The well advertised heat wave is still on track to hit with a vengeance starting Sunday, and lasting through the middle of the upcoming week. Current forecasts show record breaking temperatures likely for Sunday-Tuesday. However, there are a few interesting features that could hinder temperatures from reaching that toasty 120 degree mark. More on that shortly.


The center of the building high pressure system responsible for the heat is over Southeast Arizona, with a slow movement to the west and north expected through Tuesday (as depicted by the dotted yellow line below) . The circulation of wind around this high pressure cell (depicted by the red arrow below) is bringing an increase in high level moisture and clouds across our area today. This has helped keep most areas under 110 degrees so far today.

Periods of high and mid level clouds will continue the remainder of today and tonight. The airmass in the lower levels is extremely dry, with dewpoints in the 20's and 30's today continuing into tonight and Sunday. Some computer models show a slight amount of instability associated with these clouds tonight and Sunday morning. This could be enough to create some virga (rain falling from the clouds but evaporating before it hits the ground), or even a random stray sprinkle or bolt of lightning at some point tonight or early Sunday. Most likely it will simply create an amazing sunset and sunrise.

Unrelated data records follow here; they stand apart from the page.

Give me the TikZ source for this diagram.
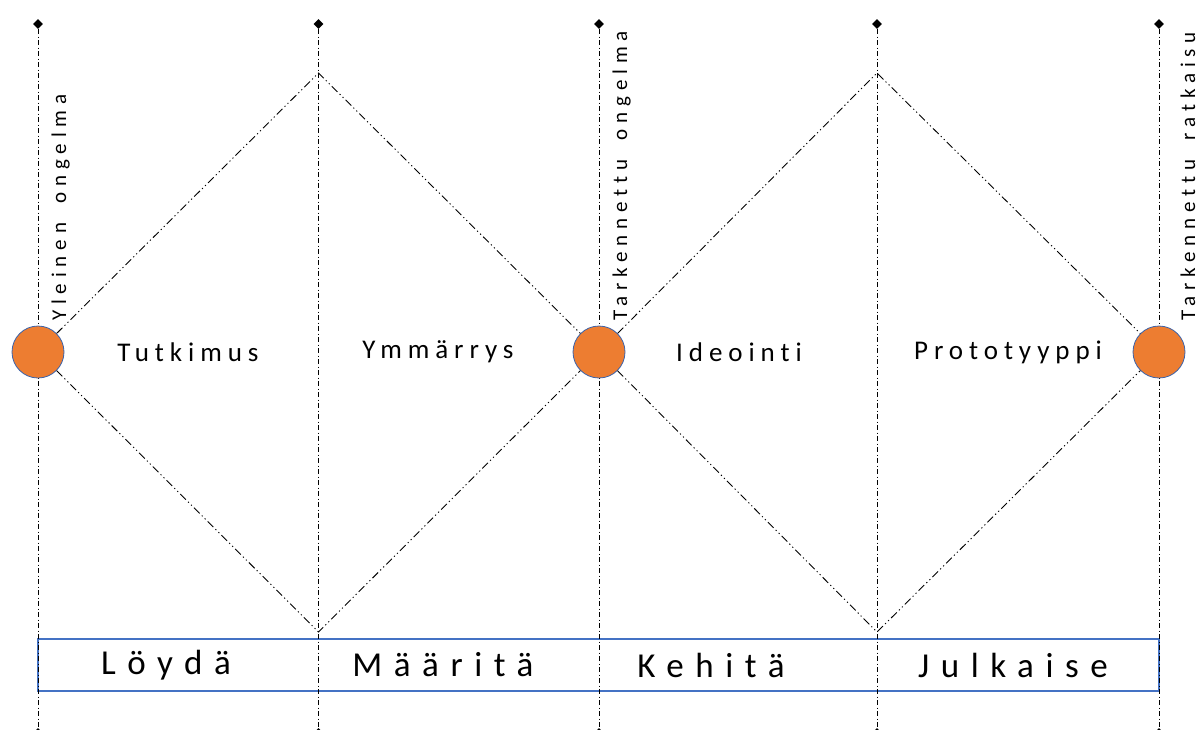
\documentclass[tikz,border=0pt]{standalone}
\usepackage{fontspec}
\setmainfont{Carlito}
\newfontfamily\midfont[LetterSpace=22,Ligatures={NoCommon,NoContextual},WordSpace=1.6]{Carlito}
\newfontfamily\botfont[LetterSpace=33,Ligatures={NoCommon,NoContextual}]{Carlito}
\newfontfamily\rotfont[LetterSpace=28,Ligatures={NoCommon,NoContextual},WordSpace=1.8]{Carlito}
\usetikzlibrary{shapes.geometric}
\definecolor{orangeA}{HTML}{ED7D31}
\definecolor{blueA}{HTML}{4472C4}
\definecolor{blueB}{HTML}{3A62AA}
\begin{document}
\begin{tikzpicture}[x=1pt,y=-1pt,
  vline/.style={line width=0.9pt, dash pattern=on 5pt off 2.5pt on 1pt off 2.5pt},
  dline/.style={line width=0.9pt, dash pattern=on 8pt off 3pt on 1.2pt off 3pt on 1.2pt off 3pt},
  tipmark/.style={diamond, fill=black, inner sep=0pt, minimum size=10pt},
  dotnode/.style={circle, fill=orangeA, draw=blueB, line width=0.8pt, minimum size=52pt, inner sep=0pt},
  midlabel/.style={font={\midfont\fontsize{27}{32}\selectfont}, inner sep=0pt},
  botlabel/.style={font={\botfont\fontsize{35}{40}\selectfont}, inner sep=0pt},
  rotlabel/.style={font={\rotfont\fontsize{21}{24}\selectfont}, rotate=90, anchor=base west, inner sep=0pt},
  stagebox/.style={draw=blueA, line width=1.2pt, minimum width=1121pt, minimum height=52pt, inner sep=0pt}
]
\useasboundingbox (0,0) rectangle (1196,729);

% stage box
\node[stagebox] (box) at (598.5,665) {};

% vertical dotted lines
\foreach \n/\x in {1/38,2/318.5,3/599,4/877,5/1159}{
  \node[tipmark] (t\n) at (\x,24) {};
  \node[tipmark] (b\n) at (\x,733) {};
  \draw[vline] (t\n) -- (b\n);
}

% diamond vertices
\coordinate (top1) at (318.5,73);
\coordinate (bot1) at (318.5,632);
\coordinate (top2) at (877,73);
\coordinate (bot2) at (877,632);

% circles
\node[dotnode] (c1) at (38,352) {};
\node[dotnode] (c2) at (599,352) {};
\node[dotnode] (c3) at (1159,352) {};

% diamonds
\draw[dline] (c1) -- (top1) -- (c2);
\draw[dline] (c1) -- (bot1) -- (c2);
\draw[dline] (c2) -- (top2) -- (c3);
\draw[dline] (c2) -- (bot2) -- (c3);

% rotated labels
\node[rotlabel] (r1) at (66,321) {Yleinen ongelma};
\node[rotlabel] (r2) at (627,321) {Tarkennettu ongelma};
\node[rotlabel] (r3) at (1195,321) {Tarkennettu ratkaisu};

% middle labels
\node[midlabel] (m1) at (188,352) {Tutkimus};
\node[midlabel] (m2) at (438,352) {Ymmärrys};
\node[midlabel] (m3) at (739,352) {Ideointi};
\node[midlabel] (m4) at (1008,352) {Prototyyppi};

% bottom labels
\node[botlabel] (l1) at (166,665) {Löydä};
\node[botlabel] (l2) at (443,665) {Määritä};
\node[botlabel] (l3) at (711,665) {Kehitä};
\node[botlabel] (l4) at (1013,665) {Julkaise};
\end{tikzpicture}
\end{document}
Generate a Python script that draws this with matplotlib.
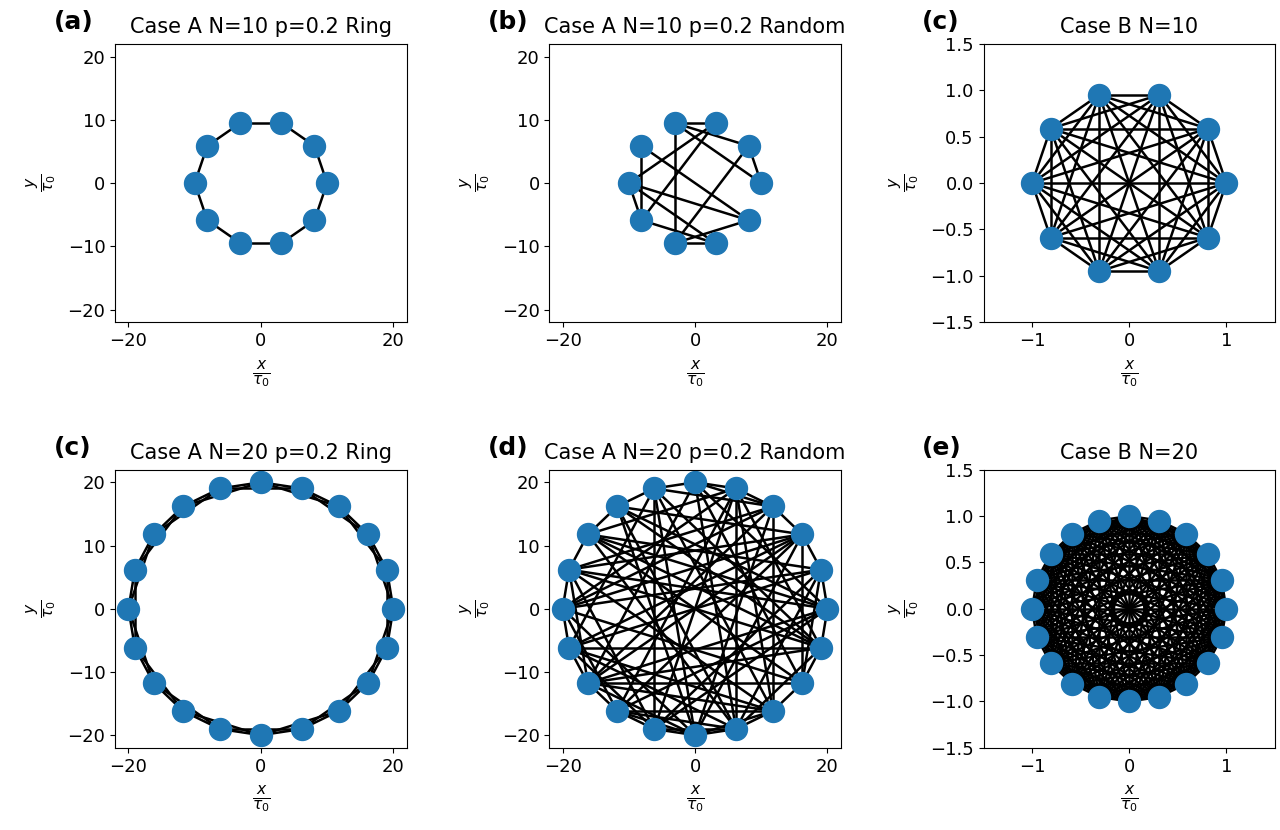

Sunday should see a 5-10 degree jump in temperatures. Highs are expected to climb to 112-118 degrees. The only caveat that could save us from reaching the high end of this spectrum is if the clouds linger a bit longer into the morning or early afternoon. If they do, it is likely temperatures will remain under about 112-114 for most areas.  Otherwise, expect a hot and dry day with low humidity. Low temperatures Sunday night should be toasty 79-89 degrees.


Monday will likely be the hottest day of this heat event. With sunny skies and dry air in place, temperatures are expected to reach 117-122 degrees. Low temperatures should be 80-90 degrees. The highest temperature ever recorded at PSP in the month of June is 122 degrees.. so there is a remote chance we could reach that. Stay hydrated and out of the sun during the afternoon and evening hours if possible.


By Tuesday and Wednesday, the high pressure system should be centered over southern Utah. This should allow upper level winds to shift to east or southeast. High temperatures are still expected over the deserts, but two factors MAY come into play that could take a bit of the edge off the temperatures and drop us back into the 108-118 range, or possibly a bit lower depending upon what plays out.

Forecast for Tuesday night shows the high pressure over Southern Utah.

Forecast for Tuesday night shows the high pressure over Southern Utah.

First, there is the possibility a weak system, currently near Louisiana, could get entrained in the easterly flow and move west through Arizona and Southeast California. If this occurs, we could see increased cloudiness once again and increased humidity by Tuesday night.

Second, low level humidity levels are rising along the west coast of Mexico, with dewpoints into the 60's and 70s up and down the Gulf of California (associated with the beginning of the yearly "monsoon", which is a wind shift to the southeast that occurs each summer in this area). Southeast flow may allow some of this more humid air to flow north, with some indications it may reach the deserts around Tuesday or Wednesday.

Together, these two factors could allow temperatures to drop into the 103-110 range, instead of the 108-118 range currently predicted. The increased moisture would be more uncomfortable, with higher dewpoints possibly rising into the 50s, 60s or 70s, and even a remote chance of an isolated shower or thunderstorm. These two factors will be watched the next few days to see if they need to be added into the current forecasts for next week.

Moral of the story - it's hot, use common sense, drink more water than usual and don't walk pets on hot pavement in this type of extreme heat.

Enjoy a pool or an air conditioned space and hunker in for the next few days!

And as a sidenote, the summer solstice is on Monday, June 20th at 3:34 pm. This means we get to enjoy 14 hours and 25 minutes of daylight. We also get to enjoy a full moon that coincides with the summer solstice.... something that doesn't happen all that often!